A través de la tragedia del Rey Juan, Hugo recibe la revelación de Shakespeare de labios de Ch. Nodier en Reims en 1825, al día siguiente de la coronación. La acción se sitúa en 1216, época en que el rey de Inglaterra, obligado a conceder la Carta Magna y expuesto a los manejos de su nobleza, del Papado y de Felipe Augusto, muere el día mismo de la Ascensión, que había escogido para renovar su coronación ante la existencia de una funesta profecía. Nodier se había provisto para el «viaje a Reims» de una lectura no demasiado inocente, aunque política y literariamente deslumbrante. Y es que en esa especie de interregno entre su legendario hermano Ricardo Corazón de León y su hijo, aún niño, Enrique III, Juan sin Tierra solo es una figura patética frente al bastardo Faulconbridge, al que arma caballero y reconoce como Plantagenet. Ese hijo del rey Ricardo ocupa el primer plano como truculento comentarista del drama y simbólico actor del arranque de unanimidad nacional con el que se proclama al caer el telón la inviolabilidad británica.
En 1830, Hugo reajusta su elección de la muerte de Luis XI, de ese entre siglos que pone fin a la guerra de los Cien Años cuyo origen había sido la historia de Leonor de Aquitania y sus hijos, y que abre, con la imprenta, el flamante Renacimiento y pronto América, los tiempos modernos. O más bien los siglos de los tiempos modernos. Y es que si el prologuista de Las orientales, jefe indiscutible de los románticos, se defendía de la acusación de ser un joven Luis XIV que entraba en todas las cuestiones con botas y la fusta en la mano es porque había leído lo que Voltaire narra de la irrupción del rey en pleno Parlamento (1665) a su regreso de una cacería, en el capítulo XXV de El siglo de Luis XIV. Esta obra, fuente inagotable de referencias, se caracteriza principalmente por forjar la teoría histórica de los grandes siglos (Pericles, Augusto, los Médicis, el rey Sol), tras los cuales la genialidad solo puede degenerar, ya que son las fases del crecimiento de las artes las que hacen la civilización... Hugo se apodera de un rey modesto y singular, político tenaz obsesionado por la muerte y la salvación en plena época indistinta y crítica, sin apartar la vista ni de Rabelais ni de Voltaire, y se hace «el Shakespeare de la novela» mediante su atención a los movimientos de la historia, a la arquitectura de la música simbólica que nos hace oír, al alcance de las analogías seculares y de las profecías populares: a la pulsación y a la escansión del destino de los pueblos.
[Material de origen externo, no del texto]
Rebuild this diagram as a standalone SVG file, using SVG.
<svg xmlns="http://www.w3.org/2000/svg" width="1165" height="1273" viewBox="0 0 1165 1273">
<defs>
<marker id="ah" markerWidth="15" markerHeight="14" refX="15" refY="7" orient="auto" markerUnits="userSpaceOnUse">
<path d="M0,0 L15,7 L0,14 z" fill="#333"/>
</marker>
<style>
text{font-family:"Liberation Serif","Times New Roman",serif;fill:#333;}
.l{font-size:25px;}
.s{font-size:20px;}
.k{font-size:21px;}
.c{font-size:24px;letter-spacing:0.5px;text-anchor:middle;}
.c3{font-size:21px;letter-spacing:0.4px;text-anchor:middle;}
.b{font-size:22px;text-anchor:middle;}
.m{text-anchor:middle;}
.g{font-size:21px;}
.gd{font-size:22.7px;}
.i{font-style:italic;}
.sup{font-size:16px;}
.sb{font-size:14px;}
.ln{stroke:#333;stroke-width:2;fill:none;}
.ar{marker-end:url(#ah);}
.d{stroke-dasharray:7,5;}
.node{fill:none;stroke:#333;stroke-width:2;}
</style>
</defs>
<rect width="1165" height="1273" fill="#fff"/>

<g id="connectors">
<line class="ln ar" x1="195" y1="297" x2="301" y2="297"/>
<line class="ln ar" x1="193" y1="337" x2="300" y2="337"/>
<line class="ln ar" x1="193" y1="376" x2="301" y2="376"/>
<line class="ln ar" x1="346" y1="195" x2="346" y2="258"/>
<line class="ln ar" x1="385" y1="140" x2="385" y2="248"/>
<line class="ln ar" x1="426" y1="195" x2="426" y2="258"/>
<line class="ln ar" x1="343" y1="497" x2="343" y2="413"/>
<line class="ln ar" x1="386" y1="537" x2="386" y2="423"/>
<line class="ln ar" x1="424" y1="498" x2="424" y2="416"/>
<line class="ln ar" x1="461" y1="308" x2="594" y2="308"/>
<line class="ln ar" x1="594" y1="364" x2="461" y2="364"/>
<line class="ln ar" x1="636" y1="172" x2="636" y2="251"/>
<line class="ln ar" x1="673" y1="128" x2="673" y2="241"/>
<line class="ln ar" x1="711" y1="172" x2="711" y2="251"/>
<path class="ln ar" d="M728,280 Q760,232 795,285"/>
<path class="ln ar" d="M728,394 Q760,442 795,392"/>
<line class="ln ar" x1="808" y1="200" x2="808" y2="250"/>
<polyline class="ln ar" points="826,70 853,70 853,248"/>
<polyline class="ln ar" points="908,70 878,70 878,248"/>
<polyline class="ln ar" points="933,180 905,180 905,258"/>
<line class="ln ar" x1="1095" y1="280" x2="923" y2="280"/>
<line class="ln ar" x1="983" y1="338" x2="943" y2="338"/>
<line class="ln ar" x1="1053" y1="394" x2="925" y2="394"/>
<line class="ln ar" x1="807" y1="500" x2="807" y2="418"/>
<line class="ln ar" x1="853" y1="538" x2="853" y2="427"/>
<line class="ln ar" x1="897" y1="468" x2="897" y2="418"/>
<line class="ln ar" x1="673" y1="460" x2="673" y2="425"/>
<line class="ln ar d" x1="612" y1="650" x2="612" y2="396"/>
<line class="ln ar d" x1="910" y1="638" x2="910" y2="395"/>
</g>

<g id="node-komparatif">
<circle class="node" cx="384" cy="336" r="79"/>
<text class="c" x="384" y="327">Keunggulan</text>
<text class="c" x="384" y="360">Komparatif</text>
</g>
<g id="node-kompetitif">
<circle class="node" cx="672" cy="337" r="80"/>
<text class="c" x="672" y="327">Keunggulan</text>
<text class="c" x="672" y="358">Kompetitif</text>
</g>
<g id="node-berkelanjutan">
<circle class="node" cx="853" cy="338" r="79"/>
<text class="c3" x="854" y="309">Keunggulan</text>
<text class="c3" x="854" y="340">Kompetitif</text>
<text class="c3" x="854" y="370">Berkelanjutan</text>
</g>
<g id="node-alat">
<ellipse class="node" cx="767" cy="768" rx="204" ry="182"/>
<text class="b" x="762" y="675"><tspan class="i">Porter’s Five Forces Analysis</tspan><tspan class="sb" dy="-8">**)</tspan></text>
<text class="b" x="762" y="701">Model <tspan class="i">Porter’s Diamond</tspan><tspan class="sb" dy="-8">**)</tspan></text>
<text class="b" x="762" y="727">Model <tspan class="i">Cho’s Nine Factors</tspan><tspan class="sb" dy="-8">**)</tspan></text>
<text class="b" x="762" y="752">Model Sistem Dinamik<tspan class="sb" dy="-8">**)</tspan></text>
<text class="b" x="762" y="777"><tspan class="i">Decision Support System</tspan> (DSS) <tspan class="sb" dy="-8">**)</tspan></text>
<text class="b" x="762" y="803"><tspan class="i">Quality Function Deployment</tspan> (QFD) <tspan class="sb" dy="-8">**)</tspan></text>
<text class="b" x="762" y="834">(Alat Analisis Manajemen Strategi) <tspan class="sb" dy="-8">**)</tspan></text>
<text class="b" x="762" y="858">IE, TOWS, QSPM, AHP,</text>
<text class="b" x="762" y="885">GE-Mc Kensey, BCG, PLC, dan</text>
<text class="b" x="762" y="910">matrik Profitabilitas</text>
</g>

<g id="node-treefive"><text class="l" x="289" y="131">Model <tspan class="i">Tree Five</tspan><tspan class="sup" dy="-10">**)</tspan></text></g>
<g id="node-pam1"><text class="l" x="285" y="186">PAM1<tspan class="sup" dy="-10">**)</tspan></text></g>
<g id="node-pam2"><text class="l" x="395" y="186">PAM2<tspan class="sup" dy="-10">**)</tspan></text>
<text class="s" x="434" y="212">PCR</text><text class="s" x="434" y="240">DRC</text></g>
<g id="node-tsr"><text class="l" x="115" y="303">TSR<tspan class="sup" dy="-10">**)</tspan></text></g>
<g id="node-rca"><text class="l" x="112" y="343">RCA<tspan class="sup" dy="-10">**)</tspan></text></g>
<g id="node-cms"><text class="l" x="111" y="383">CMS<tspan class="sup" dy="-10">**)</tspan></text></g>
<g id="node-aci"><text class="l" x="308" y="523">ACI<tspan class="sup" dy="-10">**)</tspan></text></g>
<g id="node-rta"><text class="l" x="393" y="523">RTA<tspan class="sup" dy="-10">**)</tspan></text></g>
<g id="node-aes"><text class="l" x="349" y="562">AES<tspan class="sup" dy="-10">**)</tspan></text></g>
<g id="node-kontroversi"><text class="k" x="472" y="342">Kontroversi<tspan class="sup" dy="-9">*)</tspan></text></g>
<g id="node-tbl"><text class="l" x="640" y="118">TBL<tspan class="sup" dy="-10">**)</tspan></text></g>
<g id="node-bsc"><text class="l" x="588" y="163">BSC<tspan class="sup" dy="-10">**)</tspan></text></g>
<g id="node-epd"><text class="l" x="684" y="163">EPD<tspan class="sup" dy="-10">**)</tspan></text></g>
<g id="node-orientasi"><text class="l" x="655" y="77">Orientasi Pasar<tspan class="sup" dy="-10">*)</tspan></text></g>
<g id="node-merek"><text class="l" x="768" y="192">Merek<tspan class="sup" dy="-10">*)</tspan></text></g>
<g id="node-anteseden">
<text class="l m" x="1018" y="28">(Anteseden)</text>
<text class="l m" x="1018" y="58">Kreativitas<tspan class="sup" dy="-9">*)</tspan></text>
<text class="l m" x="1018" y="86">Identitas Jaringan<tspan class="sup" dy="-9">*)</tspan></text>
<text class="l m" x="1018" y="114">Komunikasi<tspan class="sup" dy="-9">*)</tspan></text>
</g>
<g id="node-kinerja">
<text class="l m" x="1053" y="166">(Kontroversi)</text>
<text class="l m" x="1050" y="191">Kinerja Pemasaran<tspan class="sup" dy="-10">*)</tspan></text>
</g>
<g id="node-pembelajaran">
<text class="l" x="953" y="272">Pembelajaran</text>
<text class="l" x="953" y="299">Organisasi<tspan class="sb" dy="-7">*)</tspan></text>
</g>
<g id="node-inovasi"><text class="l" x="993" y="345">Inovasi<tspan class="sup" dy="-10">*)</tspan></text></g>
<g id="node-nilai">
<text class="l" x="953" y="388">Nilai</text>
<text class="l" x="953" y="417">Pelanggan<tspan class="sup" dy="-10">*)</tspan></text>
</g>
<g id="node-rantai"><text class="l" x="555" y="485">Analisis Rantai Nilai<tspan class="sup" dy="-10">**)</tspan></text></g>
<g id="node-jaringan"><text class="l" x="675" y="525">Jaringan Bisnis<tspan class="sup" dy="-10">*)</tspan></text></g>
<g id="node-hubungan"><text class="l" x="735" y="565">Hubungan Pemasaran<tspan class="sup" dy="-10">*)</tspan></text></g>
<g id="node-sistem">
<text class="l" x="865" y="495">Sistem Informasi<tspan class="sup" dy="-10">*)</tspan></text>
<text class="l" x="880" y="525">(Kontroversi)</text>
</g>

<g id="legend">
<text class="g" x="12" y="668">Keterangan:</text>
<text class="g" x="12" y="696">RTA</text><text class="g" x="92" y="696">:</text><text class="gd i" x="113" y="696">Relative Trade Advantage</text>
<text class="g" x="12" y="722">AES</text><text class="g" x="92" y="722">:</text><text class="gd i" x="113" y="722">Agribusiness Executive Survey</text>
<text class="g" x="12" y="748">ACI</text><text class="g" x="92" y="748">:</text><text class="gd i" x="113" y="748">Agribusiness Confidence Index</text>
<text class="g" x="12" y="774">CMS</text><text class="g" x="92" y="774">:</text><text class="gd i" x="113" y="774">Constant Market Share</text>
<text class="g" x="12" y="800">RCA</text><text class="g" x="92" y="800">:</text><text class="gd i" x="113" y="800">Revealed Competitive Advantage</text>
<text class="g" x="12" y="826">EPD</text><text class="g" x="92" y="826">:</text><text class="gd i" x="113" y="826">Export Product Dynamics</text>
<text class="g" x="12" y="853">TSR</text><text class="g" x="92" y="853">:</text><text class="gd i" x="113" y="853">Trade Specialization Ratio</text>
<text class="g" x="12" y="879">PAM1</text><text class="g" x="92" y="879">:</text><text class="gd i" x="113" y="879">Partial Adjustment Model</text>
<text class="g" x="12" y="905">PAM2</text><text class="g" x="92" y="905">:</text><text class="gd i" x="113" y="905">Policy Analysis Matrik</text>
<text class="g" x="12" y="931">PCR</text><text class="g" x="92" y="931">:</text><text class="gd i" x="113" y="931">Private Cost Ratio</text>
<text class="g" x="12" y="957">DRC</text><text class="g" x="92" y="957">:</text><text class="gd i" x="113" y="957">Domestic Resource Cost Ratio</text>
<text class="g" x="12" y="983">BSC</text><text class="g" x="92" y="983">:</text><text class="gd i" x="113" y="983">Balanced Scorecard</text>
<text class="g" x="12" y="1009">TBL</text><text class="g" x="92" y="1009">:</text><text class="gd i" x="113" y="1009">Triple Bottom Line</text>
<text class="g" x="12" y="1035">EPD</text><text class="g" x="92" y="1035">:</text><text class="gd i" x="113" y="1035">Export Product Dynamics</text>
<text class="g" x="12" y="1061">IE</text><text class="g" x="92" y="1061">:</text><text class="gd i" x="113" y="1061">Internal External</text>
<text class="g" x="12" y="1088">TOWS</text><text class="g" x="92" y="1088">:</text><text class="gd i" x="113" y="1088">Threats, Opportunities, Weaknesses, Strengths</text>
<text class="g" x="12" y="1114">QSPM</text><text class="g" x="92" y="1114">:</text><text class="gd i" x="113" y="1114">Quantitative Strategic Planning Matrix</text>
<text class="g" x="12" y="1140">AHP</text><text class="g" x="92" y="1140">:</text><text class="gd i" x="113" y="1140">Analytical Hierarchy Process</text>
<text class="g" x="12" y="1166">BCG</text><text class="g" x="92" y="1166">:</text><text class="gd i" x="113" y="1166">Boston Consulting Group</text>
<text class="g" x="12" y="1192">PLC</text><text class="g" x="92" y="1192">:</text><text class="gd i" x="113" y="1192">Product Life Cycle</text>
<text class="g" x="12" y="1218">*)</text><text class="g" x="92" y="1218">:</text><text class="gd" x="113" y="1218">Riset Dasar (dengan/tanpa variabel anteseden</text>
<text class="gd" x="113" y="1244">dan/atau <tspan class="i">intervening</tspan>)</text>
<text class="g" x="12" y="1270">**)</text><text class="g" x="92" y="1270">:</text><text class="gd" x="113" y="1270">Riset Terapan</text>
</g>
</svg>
Después de eso resulta evidente, sobre todo cuando se extingue la dinastía de los Borbones, que el futuro no pertenece a las dinastías sino a las naciones, no a los héroes sino a los genios, no a los poderes sino a los deberes. El narrador tiene que dejar de ser el sujeto omnisciente de la ficción clásica. La ironía, que está vinculada a la bastardía y la duda, transige con la naturaleza de las cosas, se hace intérprete recíproca de las incertidumbres y las esperanzas. Lo que Hugo inventa con Notre-Dame de París pertenece al orden de la poética de la novela y de la ética de la responsabilidad. Como Homero, el ciego vidente, dota a la historia de su país y de su civilización, en torno al vacío de 1482 y 1483, de una Ilíada no tan original como cíclica. Al término de su vida y de su obra, en 1878, cincuenta años después de la firma del contrato para la novela y en el centenario de la muerte de Voltaire, Hugo le dedica un discurso apoteósico que equivale a un reconocimiento de igual a igual, autorretrato testamentario.
Si la aventura de la época romántica, fundamento institucional y cultural de la nuestra, culmina en el último horizonte de esta obra monumental con La leyenda de los siglos es porque la novela de 1830 había descubierto e impuesto, con todas las artimañas de la analogía y las virtudes de la sátira, la apropiación común del genio histórico y de la sensibilidad secular, que hace nuestro consenso social, y que Mérimée presentía seguramente bajo ese «talento» gigante.